A maximum-likelihood tree was generated using opsin sequences from Hydra vulgaris and other species. The phylogeny suggests opsin genes are evolving by lineage-specific duplications in cnidarians, and potentially by tandem duplication in H.vulgaris. Next, a differential expression analysis was performed in edgeR to investigate absolute expression of opsin genes.
To determine whether one or more opsins are up-regulated in the hypostome, or head, pair-wise comparisons of hypostome versus the body column, budding zone, foot, and tentacles were performed. It was found that 1, 774 transcripts were differentially expressed between the hypostome and body column. The genes that were up-regulated across multiple comparisons were determined, and a functional enrichment in Blast2GO was performed.

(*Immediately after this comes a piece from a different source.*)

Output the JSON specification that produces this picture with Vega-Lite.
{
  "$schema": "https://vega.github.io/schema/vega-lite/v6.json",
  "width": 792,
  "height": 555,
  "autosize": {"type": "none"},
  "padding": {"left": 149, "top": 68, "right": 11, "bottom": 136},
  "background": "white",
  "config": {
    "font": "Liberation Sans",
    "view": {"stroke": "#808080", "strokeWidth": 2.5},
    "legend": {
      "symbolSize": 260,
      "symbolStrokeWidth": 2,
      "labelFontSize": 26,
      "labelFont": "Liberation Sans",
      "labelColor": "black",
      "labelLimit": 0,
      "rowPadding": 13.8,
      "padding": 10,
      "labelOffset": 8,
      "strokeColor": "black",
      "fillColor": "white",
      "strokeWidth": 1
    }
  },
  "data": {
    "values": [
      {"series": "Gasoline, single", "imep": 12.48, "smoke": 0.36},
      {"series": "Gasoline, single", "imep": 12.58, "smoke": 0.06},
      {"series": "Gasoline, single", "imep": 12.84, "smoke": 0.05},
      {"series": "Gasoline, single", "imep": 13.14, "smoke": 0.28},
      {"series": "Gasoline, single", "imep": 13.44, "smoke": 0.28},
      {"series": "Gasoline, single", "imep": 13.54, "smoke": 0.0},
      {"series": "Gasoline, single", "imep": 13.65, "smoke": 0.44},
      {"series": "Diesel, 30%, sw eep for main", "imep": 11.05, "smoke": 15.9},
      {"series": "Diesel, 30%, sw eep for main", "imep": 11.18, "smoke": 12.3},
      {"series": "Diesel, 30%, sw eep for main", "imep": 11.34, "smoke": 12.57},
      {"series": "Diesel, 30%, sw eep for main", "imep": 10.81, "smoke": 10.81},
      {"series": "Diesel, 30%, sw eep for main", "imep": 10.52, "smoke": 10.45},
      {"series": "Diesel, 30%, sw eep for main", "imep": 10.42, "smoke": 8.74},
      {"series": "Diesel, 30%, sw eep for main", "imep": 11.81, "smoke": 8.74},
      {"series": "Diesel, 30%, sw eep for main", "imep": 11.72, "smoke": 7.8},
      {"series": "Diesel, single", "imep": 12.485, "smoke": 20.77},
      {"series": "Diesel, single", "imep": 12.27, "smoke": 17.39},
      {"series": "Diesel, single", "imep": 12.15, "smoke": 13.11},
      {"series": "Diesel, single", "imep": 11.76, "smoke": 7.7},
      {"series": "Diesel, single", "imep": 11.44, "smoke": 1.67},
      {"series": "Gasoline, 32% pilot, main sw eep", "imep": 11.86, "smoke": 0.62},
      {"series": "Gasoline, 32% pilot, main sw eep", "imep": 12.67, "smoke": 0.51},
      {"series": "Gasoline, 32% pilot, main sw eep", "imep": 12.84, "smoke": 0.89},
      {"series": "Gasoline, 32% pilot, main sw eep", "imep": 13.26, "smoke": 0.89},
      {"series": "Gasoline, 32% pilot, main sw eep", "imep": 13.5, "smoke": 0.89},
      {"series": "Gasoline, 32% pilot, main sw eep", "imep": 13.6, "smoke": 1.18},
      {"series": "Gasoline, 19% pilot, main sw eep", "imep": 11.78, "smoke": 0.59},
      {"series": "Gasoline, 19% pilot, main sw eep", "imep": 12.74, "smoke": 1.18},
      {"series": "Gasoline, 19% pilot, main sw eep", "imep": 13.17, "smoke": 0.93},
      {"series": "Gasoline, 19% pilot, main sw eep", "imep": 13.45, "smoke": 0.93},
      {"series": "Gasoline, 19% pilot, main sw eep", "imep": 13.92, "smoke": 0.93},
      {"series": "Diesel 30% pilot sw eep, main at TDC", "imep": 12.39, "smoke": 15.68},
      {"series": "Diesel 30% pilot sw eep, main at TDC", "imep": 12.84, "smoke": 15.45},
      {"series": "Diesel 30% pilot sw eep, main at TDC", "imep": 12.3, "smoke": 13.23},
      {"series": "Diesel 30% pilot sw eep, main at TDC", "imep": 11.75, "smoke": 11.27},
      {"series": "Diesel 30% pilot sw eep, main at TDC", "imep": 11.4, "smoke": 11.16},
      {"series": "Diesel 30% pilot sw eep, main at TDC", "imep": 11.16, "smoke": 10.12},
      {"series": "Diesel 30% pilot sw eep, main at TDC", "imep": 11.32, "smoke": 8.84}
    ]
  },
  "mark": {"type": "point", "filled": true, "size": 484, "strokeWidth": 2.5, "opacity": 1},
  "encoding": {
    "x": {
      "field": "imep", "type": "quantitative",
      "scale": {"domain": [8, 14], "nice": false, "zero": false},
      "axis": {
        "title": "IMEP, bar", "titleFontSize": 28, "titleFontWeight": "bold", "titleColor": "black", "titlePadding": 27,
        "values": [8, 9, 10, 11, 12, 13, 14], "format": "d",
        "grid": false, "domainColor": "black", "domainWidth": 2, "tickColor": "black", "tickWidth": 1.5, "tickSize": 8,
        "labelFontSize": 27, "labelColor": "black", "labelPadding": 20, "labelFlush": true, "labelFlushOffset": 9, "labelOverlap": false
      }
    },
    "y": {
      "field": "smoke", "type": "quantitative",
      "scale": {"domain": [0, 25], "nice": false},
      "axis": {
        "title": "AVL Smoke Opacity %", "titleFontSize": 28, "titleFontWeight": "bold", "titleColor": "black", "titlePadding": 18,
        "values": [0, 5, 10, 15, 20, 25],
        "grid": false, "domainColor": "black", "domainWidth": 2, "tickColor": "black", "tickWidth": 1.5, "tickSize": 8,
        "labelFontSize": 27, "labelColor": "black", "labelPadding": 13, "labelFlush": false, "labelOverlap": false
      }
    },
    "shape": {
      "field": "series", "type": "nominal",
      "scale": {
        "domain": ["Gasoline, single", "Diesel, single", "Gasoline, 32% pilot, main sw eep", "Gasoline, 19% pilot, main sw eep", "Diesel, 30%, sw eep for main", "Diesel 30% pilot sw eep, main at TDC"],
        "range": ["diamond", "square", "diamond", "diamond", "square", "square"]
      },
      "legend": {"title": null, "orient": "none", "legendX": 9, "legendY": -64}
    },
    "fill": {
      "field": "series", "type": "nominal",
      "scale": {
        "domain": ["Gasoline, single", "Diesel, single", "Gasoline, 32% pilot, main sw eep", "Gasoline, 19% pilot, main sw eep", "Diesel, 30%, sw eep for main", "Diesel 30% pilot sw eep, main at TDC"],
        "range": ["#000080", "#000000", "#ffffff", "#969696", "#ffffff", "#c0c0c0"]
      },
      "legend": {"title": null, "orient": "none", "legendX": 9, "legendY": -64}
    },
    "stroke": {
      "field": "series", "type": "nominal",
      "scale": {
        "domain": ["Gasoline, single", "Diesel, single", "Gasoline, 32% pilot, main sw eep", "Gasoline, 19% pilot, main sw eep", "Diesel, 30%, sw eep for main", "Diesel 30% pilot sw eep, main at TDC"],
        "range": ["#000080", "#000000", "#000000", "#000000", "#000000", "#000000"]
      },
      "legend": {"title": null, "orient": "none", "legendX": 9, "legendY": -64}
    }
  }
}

Finally, the absolute expression of opsin genes was investigated in different tissues during different stages of budding, and during different time points of regeneration. Visual inspection of the alignment and tree will confirm whether candidate genes belong to the family of interest. Genes that are too different in sequence or a group outside of everything else, are probably part of a different gene family.
Results from this protocol can be considered hypothesis-generating. This pipeline can highlight candidate genes to study functionally in future studies. After exploring Hydra opsin expression, we are now using similar techniques to investigate related genes across species in order to identify similarities and differences in function.